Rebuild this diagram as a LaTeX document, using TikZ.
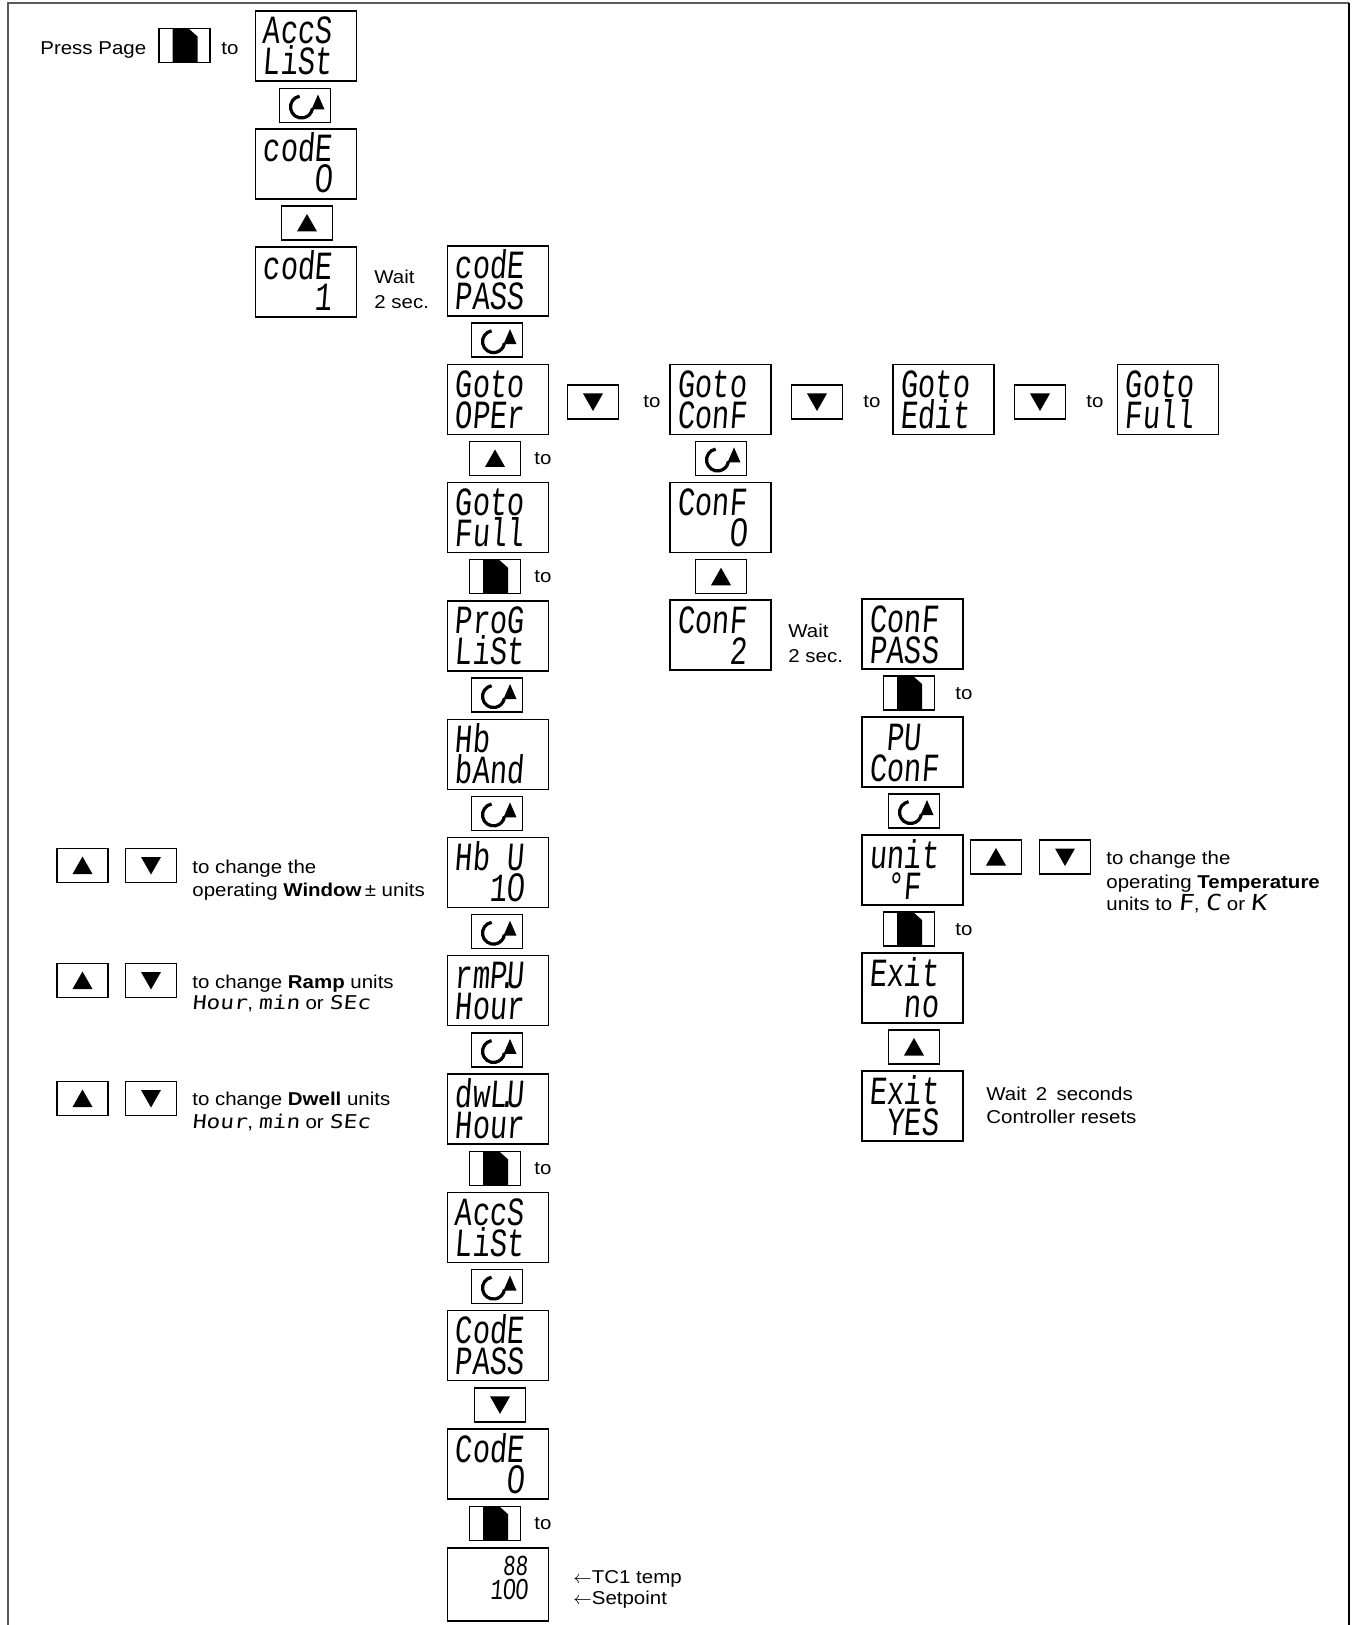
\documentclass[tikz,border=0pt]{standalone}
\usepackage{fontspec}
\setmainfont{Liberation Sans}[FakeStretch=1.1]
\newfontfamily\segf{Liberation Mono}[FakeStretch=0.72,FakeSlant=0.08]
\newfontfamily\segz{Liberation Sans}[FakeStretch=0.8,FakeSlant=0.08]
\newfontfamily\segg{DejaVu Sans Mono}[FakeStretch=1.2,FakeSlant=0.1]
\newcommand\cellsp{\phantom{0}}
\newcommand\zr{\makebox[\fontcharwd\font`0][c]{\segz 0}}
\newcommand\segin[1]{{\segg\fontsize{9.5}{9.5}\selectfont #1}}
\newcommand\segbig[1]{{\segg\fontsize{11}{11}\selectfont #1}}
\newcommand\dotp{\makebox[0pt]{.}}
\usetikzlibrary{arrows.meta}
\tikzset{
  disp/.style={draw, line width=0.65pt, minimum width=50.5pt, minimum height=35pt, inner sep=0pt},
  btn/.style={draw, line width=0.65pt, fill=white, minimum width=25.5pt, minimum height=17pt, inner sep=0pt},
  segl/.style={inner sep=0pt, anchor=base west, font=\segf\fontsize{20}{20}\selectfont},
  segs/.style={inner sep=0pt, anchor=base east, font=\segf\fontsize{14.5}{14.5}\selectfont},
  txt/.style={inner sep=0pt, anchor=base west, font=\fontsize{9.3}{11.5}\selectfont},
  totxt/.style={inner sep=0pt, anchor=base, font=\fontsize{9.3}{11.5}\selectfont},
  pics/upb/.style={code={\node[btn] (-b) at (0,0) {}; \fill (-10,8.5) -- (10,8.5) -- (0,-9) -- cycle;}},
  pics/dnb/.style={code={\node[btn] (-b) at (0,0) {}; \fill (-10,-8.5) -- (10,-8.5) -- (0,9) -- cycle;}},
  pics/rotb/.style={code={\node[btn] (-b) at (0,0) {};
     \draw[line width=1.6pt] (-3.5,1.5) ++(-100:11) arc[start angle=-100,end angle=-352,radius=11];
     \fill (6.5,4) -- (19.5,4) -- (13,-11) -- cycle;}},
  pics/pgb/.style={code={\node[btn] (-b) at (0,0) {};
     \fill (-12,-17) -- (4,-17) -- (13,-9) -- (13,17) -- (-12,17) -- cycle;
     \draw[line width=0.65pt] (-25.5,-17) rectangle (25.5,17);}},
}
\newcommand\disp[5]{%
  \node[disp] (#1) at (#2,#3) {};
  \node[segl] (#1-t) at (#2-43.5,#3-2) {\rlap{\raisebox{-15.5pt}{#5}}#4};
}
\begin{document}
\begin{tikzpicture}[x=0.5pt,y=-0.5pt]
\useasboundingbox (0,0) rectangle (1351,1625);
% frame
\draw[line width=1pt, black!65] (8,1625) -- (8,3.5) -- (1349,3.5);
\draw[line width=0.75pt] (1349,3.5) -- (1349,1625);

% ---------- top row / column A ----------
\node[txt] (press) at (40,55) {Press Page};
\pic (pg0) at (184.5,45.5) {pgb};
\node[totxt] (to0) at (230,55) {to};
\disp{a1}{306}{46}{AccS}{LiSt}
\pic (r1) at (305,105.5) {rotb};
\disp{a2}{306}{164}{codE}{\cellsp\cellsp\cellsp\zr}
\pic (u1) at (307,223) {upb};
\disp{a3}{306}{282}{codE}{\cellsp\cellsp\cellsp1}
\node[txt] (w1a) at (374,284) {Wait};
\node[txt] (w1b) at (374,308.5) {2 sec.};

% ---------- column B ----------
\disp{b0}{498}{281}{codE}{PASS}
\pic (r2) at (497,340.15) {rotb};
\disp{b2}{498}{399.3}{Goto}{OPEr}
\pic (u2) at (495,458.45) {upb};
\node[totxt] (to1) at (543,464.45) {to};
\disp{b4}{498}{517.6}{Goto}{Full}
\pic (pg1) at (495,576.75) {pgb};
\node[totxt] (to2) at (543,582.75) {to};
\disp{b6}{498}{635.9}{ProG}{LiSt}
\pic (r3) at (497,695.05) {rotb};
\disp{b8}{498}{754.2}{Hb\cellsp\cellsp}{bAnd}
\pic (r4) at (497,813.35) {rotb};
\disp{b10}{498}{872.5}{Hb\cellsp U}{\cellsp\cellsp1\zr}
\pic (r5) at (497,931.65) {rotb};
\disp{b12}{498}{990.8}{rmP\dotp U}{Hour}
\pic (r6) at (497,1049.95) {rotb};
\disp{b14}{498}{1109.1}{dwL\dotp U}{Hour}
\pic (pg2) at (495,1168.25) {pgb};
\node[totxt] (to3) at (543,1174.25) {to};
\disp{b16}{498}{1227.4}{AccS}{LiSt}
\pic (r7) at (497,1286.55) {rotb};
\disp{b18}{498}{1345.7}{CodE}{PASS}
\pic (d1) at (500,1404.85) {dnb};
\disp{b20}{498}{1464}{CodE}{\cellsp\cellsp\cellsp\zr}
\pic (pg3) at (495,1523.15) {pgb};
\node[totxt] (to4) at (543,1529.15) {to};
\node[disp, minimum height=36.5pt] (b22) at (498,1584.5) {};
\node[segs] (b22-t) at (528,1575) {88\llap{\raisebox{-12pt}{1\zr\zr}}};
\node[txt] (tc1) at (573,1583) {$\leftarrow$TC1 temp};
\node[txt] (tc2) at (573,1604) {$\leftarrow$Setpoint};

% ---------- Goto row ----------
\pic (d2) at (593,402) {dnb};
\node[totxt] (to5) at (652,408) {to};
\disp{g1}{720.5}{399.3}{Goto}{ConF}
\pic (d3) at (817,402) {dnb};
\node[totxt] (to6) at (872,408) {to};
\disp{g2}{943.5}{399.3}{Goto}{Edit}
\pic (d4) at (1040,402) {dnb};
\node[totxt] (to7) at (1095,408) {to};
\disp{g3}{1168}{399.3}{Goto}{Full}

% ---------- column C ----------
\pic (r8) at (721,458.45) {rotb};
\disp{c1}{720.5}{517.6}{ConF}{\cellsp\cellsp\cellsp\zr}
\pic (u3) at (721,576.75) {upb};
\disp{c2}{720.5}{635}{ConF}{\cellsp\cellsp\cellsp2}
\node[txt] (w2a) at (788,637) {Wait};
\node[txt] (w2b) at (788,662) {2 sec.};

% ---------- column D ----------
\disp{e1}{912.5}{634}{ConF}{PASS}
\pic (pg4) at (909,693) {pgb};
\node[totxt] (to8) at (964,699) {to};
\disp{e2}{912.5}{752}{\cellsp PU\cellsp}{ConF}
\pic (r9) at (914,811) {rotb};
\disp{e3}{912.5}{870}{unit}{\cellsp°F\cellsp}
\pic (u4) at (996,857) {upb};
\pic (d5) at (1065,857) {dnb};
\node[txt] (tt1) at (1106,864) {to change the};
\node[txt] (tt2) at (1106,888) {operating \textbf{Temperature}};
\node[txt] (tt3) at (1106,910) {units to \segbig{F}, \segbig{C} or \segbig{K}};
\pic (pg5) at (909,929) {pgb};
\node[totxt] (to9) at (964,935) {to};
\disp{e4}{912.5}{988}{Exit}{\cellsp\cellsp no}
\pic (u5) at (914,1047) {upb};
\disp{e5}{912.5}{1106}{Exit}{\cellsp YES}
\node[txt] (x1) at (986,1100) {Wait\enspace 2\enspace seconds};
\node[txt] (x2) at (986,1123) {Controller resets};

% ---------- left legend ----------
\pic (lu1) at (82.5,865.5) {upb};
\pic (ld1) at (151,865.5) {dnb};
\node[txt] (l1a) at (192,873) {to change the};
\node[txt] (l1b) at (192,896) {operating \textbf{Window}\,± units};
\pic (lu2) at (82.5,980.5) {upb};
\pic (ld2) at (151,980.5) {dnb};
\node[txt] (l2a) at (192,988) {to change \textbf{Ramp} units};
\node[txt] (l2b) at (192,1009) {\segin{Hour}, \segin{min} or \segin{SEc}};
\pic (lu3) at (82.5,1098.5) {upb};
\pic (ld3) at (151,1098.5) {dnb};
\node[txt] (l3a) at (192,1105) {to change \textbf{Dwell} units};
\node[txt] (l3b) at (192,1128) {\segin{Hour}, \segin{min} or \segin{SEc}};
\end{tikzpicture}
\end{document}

..........

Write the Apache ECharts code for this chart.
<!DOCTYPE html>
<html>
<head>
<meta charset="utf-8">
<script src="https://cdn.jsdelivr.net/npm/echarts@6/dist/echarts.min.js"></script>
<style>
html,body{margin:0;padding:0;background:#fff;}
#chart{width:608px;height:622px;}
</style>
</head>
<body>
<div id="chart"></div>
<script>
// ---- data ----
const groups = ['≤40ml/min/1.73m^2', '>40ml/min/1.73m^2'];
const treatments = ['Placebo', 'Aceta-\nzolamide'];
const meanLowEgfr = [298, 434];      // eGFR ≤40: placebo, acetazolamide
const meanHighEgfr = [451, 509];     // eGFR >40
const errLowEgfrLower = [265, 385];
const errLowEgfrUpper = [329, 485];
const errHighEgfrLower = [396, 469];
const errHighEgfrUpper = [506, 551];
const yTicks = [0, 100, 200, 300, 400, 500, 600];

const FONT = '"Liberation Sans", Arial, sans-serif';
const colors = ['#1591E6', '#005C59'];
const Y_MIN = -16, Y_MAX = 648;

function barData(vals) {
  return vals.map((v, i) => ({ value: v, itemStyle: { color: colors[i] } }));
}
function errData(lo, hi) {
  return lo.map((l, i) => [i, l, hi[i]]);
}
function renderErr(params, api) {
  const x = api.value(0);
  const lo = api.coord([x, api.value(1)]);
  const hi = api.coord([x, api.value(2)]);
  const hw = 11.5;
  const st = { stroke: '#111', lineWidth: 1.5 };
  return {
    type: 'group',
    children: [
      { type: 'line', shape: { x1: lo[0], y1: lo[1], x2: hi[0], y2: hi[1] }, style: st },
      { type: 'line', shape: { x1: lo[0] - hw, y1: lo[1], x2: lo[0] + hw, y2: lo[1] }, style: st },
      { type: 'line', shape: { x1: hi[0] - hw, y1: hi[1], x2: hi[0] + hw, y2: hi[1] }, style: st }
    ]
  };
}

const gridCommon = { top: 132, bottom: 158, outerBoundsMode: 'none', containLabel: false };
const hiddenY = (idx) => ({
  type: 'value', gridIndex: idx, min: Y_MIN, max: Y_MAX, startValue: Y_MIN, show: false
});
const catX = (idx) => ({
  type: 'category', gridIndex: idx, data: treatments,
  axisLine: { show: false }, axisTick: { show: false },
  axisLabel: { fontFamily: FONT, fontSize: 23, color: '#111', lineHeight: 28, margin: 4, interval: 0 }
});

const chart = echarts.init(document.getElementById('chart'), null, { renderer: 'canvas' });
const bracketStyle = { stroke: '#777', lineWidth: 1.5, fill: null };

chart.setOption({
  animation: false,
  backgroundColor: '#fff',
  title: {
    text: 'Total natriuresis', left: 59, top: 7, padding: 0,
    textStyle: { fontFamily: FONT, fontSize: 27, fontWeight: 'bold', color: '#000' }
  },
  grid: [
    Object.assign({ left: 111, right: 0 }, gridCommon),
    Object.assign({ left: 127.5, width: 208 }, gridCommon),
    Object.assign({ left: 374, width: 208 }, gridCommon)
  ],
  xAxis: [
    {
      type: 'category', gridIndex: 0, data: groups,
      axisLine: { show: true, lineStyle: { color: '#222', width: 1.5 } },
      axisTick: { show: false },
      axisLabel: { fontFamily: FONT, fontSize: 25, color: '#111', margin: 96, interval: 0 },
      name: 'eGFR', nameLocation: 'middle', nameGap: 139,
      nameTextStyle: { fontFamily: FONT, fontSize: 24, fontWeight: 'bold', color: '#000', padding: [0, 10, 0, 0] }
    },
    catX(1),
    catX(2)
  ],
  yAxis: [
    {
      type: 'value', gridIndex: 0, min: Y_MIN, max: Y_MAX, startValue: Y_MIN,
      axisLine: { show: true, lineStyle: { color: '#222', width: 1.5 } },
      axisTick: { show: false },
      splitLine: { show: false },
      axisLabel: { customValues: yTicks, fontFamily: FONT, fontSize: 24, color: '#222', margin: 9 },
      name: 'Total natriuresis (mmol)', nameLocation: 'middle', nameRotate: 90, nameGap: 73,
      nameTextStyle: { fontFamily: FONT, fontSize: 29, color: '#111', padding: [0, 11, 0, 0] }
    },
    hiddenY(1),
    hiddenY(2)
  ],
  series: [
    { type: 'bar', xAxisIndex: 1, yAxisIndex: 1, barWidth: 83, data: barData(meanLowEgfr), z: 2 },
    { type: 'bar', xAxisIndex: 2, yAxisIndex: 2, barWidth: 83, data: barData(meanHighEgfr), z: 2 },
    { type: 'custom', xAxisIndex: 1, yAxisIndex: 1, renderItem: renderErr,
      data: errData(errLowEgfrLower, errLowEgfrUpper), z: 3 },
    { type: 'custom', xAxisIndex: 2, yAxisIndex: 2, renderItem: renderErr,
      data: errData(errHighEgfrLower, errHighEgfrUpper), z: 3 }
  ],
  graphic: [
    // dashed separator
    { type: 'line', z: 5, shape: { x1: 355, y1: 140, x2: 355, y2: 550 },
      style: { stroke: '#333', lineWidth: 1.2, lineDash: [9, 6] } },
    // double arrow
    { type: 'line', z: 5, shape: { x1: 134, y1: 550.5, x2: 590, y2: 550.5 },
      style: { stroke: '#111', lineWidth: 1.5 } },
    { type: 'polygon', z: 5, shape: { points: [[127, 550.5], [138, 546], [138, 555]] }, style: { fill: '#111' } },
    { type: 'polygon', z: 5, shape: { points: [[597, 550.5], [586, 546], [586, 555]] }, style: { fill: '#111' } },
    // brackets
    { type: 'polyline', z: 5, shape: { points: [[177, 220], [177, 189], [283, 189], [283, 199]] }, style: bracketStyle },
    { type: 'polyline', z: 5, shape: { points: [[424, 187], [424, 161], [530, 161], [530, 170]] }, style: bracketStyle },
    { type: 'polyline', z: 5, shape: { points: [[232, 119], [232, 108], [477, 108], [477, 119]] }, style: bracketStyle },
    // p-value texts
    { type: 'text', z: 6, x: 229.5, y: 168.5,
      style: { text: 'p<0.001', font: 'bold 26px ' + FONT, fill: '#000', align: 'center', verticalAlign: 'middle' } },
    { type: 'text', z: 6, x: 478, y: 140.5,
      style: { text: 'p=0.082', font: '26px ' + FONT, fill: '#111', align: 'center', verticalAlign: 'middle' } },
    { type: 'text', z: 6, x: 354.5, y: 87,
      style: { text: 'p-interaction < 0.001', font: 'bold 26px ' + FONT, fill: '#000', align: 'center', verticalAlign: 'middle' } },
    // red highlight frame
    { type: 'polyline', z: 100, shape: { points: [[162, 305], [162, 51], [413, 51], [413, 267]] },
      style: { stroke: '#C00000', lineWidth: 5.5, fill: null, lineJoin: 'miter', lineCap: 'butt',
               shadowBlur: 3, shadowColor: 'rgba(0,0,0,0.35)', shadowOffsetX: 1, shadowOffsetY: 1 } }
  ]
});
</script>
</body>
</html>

..........

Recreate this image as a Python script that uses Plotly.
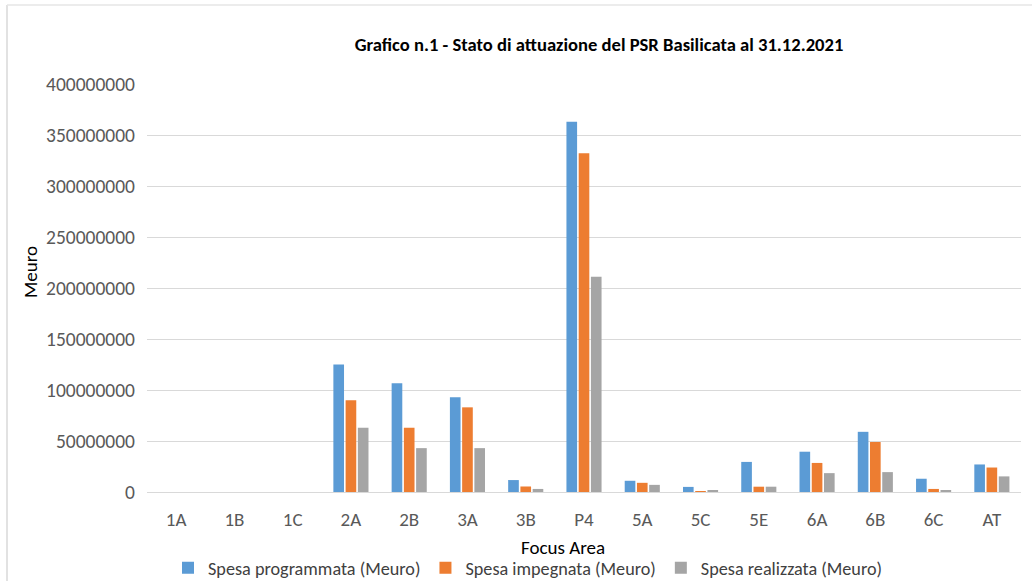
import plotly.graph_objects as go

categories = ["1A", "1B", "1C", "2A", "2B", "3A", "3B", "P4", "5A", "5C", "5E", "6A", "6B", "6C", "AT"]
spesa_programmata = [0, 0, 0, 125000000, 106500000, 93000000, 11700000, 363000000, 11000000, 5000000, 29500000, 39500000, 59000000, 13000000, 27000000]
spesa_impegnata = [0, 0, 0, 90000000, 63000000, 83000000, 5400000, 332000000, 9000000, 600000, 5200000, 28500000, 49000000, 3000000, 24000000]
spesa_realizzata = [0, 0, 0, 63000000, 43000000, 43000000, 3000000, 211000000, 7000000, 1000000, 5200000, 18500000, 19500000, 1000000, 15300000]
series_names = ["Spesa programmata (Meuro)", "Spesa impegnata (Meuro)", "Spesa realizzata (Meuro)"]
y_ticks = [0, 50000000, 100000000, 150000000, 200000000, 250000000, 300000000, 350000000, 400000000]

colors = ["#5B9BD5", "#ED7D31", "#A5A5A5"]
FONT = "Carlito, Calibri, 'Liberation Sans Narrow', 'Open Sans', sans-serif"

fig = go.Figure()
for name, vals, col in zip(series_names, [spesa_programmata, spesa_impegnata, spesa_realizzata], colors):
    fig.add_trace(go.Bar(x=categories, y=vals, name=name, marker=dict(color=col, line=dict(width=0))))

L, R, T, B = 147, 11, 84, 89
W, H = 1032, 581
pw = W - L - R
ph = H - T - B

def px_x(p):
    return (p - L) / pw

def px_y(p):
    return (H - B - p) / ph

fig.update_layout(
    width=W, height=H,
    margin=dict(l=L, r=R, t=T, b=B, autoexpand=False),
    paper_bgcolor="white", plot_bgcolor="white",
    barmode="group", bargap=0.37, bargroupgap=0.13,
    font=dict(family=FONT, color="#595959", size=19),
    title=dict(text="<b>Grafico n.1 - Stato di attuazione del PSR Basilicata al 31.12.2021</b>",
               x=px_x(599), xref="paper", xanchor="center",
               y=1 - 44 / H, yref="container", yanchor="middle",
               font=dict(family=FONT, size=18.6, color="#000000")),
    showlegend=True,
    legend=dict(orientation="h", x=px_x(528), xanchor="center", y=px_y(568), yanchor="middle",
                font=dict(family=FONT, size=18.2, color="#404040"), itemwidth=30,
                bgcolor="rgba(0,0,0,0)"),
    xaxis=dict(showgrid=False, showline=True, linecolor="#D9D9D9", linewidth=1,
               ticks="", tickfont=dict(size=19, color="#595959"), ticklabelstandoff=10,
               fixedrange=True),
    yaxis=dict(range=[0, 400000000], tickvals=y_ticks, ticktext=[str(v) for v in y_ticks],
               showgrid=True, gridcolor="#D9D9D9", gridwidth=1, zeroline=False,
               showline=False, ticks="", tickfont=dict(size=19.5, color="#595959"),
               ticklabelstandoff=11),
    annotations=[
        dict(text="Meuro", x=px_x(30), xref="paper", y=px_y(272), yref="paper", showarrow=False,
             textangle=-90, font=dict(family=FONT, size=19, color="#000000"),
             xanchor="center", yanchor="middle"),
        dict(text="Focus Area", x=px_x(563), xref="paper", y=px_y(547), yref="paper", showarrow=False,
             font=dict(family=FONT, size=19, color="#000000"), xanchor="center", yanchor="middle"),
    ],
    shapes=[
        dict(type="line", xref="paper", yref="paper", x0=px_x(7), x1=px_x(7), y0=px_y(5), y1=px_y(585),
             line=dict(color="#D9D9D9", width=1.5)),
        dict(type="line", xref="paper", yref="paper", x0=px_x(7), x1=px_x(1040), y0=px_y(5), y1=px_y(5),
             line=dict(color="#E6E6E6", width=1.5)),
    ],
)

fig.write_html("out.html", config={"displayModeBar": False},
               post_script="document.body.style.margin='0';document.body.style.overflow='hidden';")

..........

Search the records above for "this". Copy each line where it is found.

Rebuild this diagram as a LaTeX document, using TikZ.
Write the Apache ECharts code for this chart.
Recreate this image as a Python script that uses Plotly.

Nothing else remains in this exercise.